[ISEA97] Artist Statement: Seth Riskin — Light Dance

Artist Statement

I first developed the Light Dance art form in 1987 as a graduate student at the M.I.T Center for Advanced Visual Studies. I was a painter and a former N.C.A.A. national champion gymnast, and I wanted to extend my experience of movement from the confines of my body into the public space. I built a projector that cast a sheet of light from my back to the boundaries of the room, a light-line circumscription that defined space through the swinging and pirouetting rhythms of my body on the parallel bars. A series of tools and performances followed: multiple planes of light directed by my arms and legs; a stick figure of light composed of line projections from each section of my limbs; circles of light that expand and contract with the changing position of my body in space; then costumes of mirror, diffraction grating and other optical materials that respond to light beams from distant sources. All the various “Light Dances” are silent, space-defining performances where I articulate light phenomena with my body. As a fellow at the Academy for Media Arts, Cologne, since February 1997, I’ve expanded the art with a series of two meter cubic spaces for Light Dance. Body-mounted projectors inside cast light through walls of optics into the outer, populated room; the body is transformed into holographic objects, moire’ patterns, or planar and cubic light forms that move in a simulated 3D space imaged on the boundaries of the outer space. The next phase of the project at the?Academy of Media Arts will focus on the development of light instruments and costumes as interface tools for optical motion tracking systems and performance with the resulting computer generated extensions of my body, video projected into the space. Video: Light Dance Video: SFCI Archive: Seth Riskin’s Light Dance on CNN (1993) Video: 6 Versions of Seth Riskin’s Light Dance (1991)

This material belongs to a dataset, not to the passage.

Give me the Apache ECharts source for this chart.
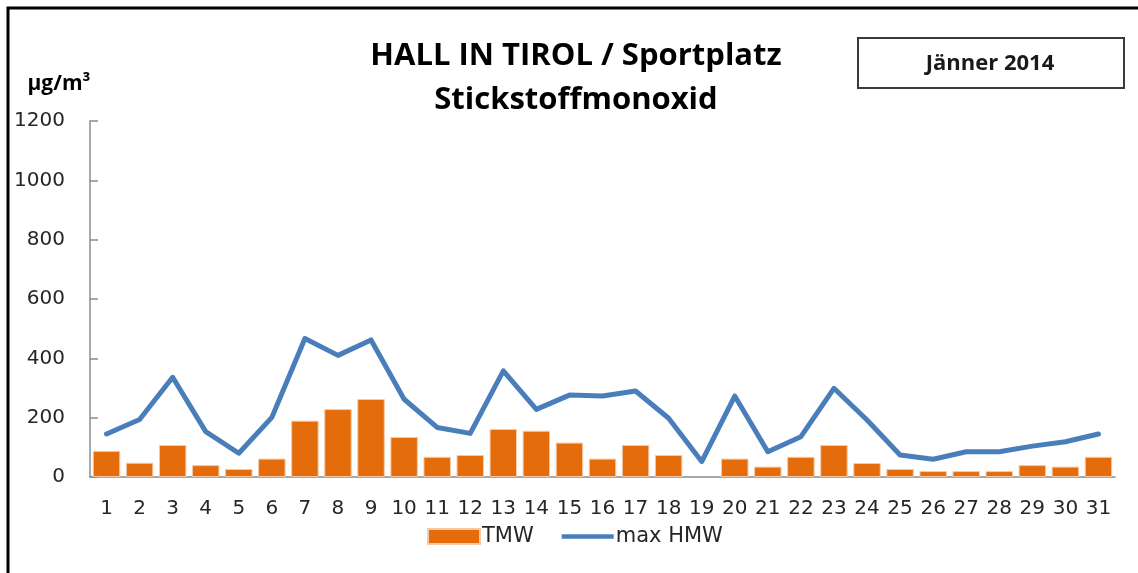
<!DOCTYPE html>
<html>
<head>
<meta charset="utf-8">
<script src="https://cdn.jsdelivr.net/npm/echarts@6/dist/echarts.min.js"></script>
<style>
  html, body { margin: 0; padding: 0; background: #fff; }
  #chart { width: 1138px; height: 573px; }
</style>
</head>
<body>
<div id="chart"></div>
<script>
// Daily NO values, Hall in Tirol / Sportplatz, January 2014 (µg/m³)
const days = ['1','2','3','4','5','6','7','8','9','10','11','12','13','14','15','16','17','18','19','20','21','22','23','24','25','26','27','28','29','30','31'];
// daily mean (TMW); day 19 has no valid mean
const tmw = [88, 48, 108, 40, 27, 62, 190, 229, 263, 135, 68, 74, 162, 156, 116, 62, 108, 74, null, 62, 35, 68, 108, 47, 27, 20, 20, 20, 40, 35, 68];
// maximum half-hour mean (max HMW)
const maxHmw = [145, 194, 336, 153, 80, 201, 467, 410, 462, 262, 167, 147, 358, 228, 276, 273, 290, 198, 52, 273, 85, 136, 299, 192, 74, 60, 85, 85, 104, 119, 145];
const yTicks = { min: 0, max: 1200, interval: 200 };

const chart = echarts.init(document.getElementById('chart'), null, { renderer: 'canvas' });
const tickFont = 'DejaVu Sans';

chart.setOption({
  animation: false,
  backgroundColor: '#ffffff',
  grid: { left: 90, right: 23, top: 121, height: 356, containLabel: false },
  xAxis: {
    type: 'category',
    data: days,
    axisLine: { lineStyle: { color: '#8c8c8c', width: 1.5 } },
    axisTick: { show: false },
    axisLabel: { color: '#262626', fontFamily: tickFont, fontSize: 20, margin: 22, interval: 0 }
  },
  yAxis: {
    type: 'value',
    min: yTicks.min, max: yTicks.max, interval: yTicks.interval,
    axisLine: { show: true, lineStyle: { color: '#8c8c8c', width: 1.5 } },
    axisTick: { show: true, inside: true, length: 8, lineStyle: { color: '#8c8c8c', width: 1.5 } },
    splitLine: { show: false },
    axisLabel: { color: '#262626', fontFamily: tickFont, fontSize: 20, margin: 25, formatter: v => String(v) }
  },
  legend: {
    left: 422, top: 521,
    itemWidth: 52, itemHeight: 15, itemGap: 28,
    textStyle: { color: '#262626', fontFamily: tickFont, fontSize: 21, padding: [0, 0, 0, -3] },
    data: [
      { name: 'TMW', icon: 'rect' },
      { name: 'max HMW', icon: 'path://M0,0 L110,0 L110,10 L0,10 Z' }
    ]
  },
  series: [
    {
      name: 'TMW',
      type: 'bar',
      data: tmw,
      barCategoryGap: '17%',
      itemStyle: { color: '#E46C0A', borderColor: '#F6C9A6', borderWidth: 1 }
    },
    {
      name: 'max HMW',
      type: 'line',
      data: maxHmw,
      symbol: 'none',
      showSymbol: false,
      lineStyle: { color: '#4A7EBB', width: 5, join: 'round', cap: 'round' },
      itemStyle: { color: '#4A7EBB' }
    }
  ],
  graphic: [
    {
      type: 'rect', silent: true,
      shape: { x: 8, y: 8, width: 1400, height: 900 },
      style: { fill: 'none', stroke: '#000000', lineWidth: 3 }
    },
    {
      type: 'text', silent: true, x: 576, y: 56,
      style: { text: 'HALL IN TIROL / Sportplatz', fill: '#000', font: 'bold 31px "Open Sans"', textAlign: 'center', textVerticalAlign: 'middle' }
    },
    {
      type: 'text', silent: true, x: 576, y: 100,
      style: { text: 'Stickstoffmonoxid', fill: '#000', font: 'bold 31px "Open Sans"', textAlign: 'center', textVerticalAlign: 'middle' }
    },
    {
      type: 'text', silent: true, x: 59, y: 84,
      style: { text: 'µg/m³', fill: '#000', font: 'bold 21px "Open Sans"', textAlign: 'center', textVerticalAlign: 'middle' }
    },
    {
      type: 'rect', silent: true,
      shape: { x: 858, y: 38, width: 266, height: 50 },
      style: { fill: '#fff', stroke: '#3a3a3a', lineWidth: 2 }
    },
    {
      type: 'text', silent: true, x: 990, y: 64,
      style: { text: 'Jänner 2014', fill: '#1a1a1a', font: 'bold 22px "Open Sans"', textAlign: 'center', textVerticalAlign: 'middle' }
    }
  ]
});
</script>
</body>
</html>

  • Seth Riskin (USA/Germany) studied painting and competed in gymnastics at Ohio State University (1981-86). He was three times named an All-American, and in 1985 was awarded the NCAA national title on the parallel bars. He first developed his Light Dance at the M.I.T. Center for Advanced Visual Studies, where he received his masters degree in 1989. In 1991, he was appointed a research fellow at the Carnegie Mellon University Studio for Creative Inquiry. In India, with support of a Fulbright research scholarship in 1993, Riskin studied light in Hindu religious philosophy and performance. He teaches An Anthropology of tight, a curriculum that draws from his broad humanistic study of light. He has presented Light Dance internationally at venues such as the Sao Paolo Biennial, and India’s National Centre for the Performing Arts. Riskin is presently on fellowship at the Academy for Media Arts in Cologne, Germany, where his project focuses on the interaction of the body and holographic and computer-generated spaces in performance.